== Provided material ==

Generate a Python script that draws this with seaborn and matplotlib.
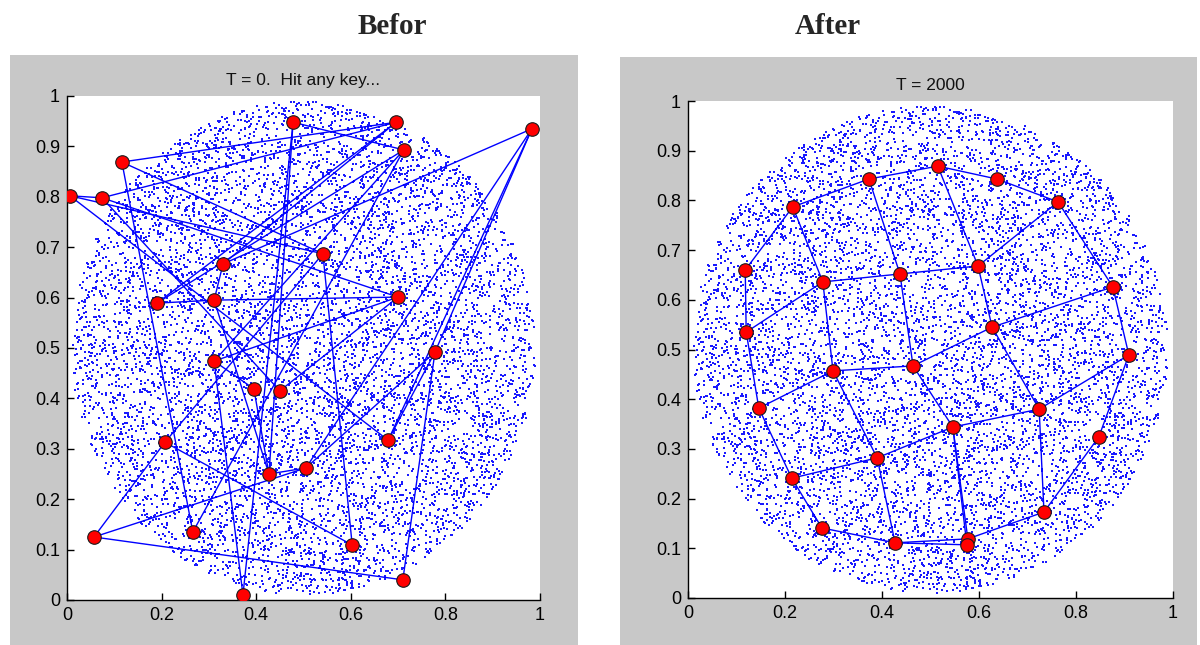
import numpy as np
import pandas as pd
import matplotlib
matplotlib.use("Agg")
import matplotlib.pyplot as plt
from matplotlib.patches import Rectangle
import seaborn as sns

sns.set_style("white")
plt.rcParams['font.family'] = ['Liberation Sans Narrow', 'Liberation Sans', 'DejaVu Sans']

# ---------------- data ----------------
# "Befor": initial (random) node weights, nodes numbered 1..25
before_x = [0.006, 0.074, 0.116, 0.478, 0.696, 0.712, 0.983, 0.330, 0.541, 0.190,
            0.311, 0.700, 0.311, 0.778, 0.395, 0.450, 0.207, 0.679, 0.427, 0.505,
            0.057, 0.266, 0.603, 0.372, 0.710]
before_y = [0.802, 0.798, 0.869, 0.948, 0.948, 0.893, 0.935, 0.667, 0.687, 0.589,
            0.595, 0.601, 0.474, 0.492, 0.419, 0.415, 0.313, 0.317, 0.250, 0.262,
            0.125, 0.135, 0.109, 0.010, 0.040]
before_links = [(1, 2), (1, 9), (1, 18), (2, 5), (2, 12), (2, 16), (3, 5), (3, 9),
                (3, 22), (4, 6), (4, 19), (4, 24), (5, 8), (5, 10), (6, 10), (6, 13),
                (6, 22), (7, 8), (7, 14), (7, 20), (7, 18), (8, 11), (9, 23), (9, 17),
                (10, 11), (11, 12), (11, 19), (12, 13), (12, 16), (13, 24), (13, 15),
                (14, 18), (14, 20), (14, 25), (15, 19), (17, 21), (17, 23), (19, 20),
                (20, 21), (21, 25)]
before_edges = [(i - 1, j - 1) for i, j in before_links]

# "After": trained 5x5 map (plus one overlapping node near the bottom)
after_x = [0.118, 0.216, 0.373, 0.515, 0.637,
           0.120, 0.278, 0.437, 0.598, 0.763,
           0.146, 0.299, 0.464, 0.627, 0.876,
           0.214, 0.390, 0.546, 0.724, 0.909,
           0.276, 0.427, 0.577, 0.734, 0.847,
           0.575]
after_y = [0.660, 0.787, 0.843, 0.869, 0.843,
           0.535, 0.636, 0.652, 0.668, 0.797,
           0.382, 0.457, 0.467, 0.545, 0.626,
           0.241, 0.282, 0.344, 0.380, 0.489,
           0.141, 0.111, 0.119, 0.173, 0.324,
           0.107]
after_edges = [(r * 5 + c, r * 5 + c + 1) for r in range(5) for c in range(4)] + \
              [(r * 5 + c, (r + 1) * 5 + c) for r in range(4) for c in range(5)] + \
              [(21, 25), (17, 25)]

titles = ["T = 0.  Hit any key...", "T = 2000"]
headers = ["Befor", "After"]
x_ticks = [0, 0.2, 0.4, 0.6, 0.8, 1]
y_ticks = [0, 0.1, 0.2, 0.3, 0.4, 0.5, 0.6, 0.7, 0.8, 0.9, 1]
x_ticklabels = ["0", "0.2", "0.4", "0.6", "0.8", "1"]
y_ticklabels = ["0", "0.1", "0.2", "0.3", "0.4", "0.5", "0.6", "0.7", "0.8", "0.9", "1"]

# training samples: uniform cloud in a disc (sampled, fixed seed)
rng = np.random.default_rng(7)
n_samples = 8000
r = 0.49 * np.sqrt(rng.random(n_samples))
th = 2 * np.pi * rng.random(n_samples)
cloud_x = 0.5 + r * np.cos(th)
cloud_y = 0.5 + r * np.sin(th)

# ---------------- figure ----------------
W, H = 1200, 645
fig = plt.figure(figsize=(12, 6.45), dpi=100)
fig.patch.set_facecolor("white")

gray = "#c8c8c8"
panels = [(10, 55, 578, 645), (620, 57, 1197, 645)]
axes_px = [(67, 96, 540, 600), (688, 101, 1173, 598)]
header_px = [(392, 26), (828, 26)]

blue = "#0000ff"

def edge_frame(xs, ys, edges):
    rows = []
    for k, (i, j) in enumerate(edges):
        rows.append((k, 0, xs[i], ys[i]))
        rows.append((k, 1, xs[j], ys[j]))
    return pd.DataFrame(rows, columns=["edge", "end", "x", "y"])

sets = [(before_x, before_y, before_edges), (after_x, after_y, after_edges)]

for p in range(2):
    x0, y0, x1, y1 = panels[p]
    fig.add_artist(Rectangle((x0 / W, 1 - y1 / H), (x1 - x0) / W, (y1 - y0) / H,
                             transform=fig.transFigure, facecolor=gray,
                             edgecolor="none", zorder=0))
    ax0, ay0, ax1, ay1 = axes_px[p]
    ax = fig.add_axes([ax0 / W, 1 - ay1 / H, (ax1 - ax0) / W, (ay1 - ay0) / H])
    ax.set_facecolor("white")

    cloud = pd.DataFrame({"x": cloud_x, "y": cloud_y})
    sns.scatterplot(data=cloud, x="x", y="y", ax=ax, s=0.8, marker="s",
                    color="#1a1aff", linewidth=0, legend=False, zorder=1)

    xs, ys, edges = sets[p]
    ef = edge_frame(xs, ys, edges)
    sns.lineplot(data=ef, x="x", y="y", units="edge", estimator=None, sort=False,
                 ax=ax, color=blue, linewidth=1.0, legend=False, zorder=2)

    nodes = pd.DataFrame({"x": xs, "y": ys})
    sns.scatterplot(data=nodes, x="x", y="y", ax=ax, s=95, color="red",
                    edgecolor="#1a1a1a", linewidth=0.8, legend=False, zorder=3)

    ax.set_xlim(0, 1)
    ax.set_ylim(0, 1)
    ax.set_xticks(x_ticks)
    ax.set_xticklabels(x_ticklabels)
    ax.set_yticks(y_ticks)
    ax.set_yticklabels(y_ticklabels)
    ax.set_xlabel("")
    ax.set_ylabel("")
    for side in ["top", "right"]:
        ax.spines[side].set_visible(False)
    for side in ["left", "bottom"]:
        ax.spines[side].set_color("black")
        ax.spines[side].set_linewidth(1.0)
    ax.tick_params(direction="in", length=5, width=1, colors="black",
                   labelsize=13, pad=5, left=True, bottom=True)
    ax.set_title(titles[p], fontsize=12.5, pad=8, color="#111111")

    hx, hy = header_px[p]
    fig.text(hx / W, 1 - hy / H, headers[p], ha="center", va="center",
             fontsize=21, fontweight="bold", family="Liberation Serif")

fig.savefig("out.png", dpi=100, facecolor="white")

===

_Requirements_:
Take the lines from the start of the material to the line with "plt.rcParams['font.family'] = ['Liberation", both included, and transcribe them exactly without the pictures.

_Result of this exercise_:
Generate a Python script that draws this with seaborn and matplotlib.
import numpy as np
import pandas as pd
import matplotlib
matplotlib.use("Agg")
import matplotlib.pyplot as plt
from matplotlib.patches import Rectangle
import seaborn as sns

sns.set_style("white")
plt.rcParams['font.family'] = ['Liberation Sans Narrow', 'Liberation Sans', 'DejaVu Sans']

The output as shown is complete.